From the entries that follow, reproduce exactly and only the lines from the line with "Write a Python" to the line with "plt.rcParams['font.family'] = ['Roboto', 'DejaVu", endpoints included.

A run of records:
^^^^^^^^

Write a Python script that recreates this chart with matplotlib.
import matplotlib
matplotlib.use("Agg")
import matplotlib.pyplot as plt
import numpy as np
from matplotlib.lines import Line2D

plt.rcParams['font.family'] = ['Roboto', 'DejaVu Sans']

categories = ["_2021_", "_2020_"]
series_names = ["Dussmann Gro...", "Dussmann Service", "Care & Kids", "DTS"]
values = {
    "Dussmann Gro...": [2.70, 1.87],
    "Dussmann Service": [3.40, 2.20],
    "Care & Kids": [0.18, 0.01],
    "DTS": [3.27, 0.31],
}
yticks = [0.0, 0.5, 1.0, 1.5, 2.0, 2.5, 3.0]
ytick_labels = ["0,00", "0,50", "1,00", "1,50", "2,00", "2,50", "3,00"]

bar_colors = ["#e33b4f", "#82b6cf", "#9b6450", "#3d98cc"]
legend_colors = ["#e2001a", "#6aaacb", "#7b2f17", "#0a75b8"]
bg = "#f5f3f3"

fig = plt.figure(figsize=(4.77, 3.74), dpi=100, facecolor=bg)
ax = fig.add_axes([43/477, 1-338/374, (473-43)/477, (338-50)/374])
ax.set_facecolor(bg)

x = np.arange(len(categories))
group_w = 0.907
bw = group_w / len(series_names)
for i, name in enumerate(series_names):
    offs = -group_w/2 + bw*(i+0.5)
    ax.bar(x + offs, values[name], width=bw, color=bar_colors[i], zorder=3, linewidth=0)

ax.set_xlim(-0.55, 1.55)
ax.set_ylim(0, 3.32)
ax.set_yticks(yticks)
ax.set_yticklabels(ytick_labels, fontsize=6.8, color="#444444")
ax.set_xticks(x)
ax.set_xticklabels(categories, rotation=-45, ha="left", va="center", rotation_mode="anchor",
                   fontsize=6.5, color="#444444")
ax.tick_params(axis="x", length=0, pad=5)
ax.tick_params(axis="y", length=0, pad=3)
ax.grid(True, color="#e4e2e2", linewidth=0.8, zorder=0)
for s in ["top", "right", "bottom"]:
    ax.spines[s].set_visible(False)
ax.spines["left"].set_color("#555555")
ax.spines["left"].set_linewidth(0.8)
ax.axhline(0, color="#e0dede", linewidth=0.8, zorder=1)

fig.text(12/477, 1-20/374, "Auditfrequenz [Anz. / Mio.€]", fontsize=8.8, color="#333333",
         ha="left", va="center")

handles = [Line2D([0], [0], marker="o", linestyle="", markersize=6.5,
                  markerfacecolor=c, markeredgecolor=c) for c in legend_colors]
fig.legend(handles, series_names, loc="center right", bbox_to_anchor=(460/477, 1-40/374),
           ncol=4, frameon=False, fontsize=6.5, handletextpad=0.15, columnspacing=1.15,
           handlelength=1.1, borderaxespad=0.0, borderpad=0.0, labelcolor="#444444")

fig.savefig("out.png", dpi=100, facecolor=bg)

^^^^^^^^

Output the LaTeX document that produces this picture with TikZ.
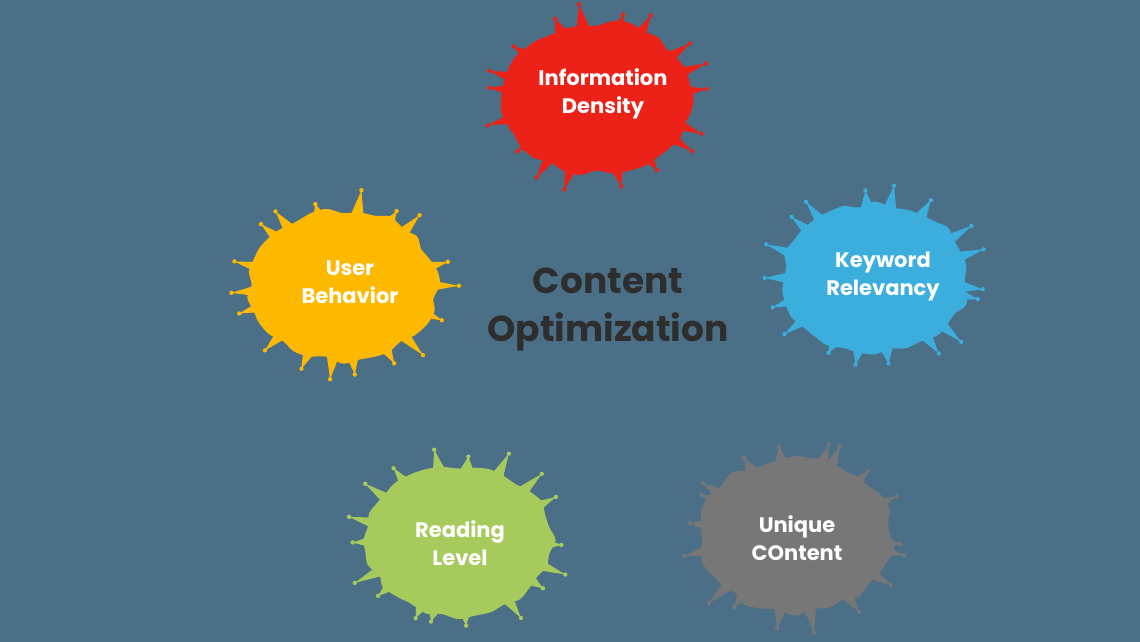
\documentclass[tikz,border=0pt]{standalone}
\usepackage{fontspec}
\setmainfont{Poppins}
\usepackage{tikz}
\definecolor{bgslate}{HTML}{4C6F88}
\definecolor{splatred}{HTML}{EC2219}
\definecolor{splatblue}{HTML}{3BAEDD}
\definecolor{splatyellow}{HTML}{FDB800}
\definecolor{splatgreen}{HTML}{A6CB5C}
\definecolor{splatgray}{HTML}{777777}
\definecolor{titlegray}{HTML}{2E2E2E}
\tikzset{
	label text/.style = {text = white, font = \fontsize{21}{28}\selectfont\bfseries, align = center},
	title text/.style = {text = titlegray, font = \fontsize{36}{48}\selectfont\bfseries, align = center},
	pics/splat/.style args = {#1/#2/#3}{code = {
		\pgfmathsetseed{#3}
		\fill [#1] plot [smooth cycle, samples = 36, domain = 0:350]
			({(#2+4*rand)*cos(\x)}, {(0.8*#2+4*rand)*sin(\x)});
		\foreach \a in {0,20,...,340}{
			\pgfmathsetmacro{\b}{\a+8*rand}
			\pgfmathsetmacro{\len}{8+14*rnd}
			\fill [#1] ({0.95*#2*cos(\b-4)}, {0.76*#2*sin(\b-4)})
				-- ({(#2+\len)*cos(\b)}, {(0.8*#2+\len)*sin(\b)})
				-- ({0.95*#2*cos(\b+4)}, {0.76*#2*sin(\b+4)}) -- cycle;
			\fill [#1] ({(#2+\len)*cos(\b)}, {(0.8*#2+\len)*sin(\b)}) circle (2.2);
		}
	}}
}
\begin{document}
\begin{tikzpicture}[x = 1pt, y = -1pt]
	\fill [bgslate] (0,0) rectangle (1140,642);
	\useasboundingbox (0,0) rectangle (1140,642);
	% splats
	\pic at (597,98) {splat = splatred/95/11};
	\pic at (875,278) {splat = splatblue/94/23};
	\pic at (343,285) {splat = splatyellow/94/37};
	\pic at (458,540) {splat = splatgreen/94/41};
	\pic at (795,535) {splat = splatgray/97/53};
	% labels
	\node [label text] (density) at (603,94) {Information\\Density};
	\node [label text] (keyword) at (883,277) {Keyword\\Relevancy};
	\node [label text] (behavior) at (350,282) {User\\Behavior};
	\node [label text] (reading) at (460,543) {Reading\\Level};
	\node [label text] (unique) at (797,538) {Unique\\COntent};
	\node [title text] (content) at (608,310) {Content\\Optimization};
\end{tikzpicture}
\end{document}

^^^^^^^^

Written reply:
Write a Python script that recreates this chart with matplotlib.
import matplotlib
matplotlib.use("Agg")
import matplotlib.pyplot as plt
import numpy as np
from matplotlib.lines import Line2D

plt.rcParams['font.family'] = ['Roboto', 'DejaVu Sans']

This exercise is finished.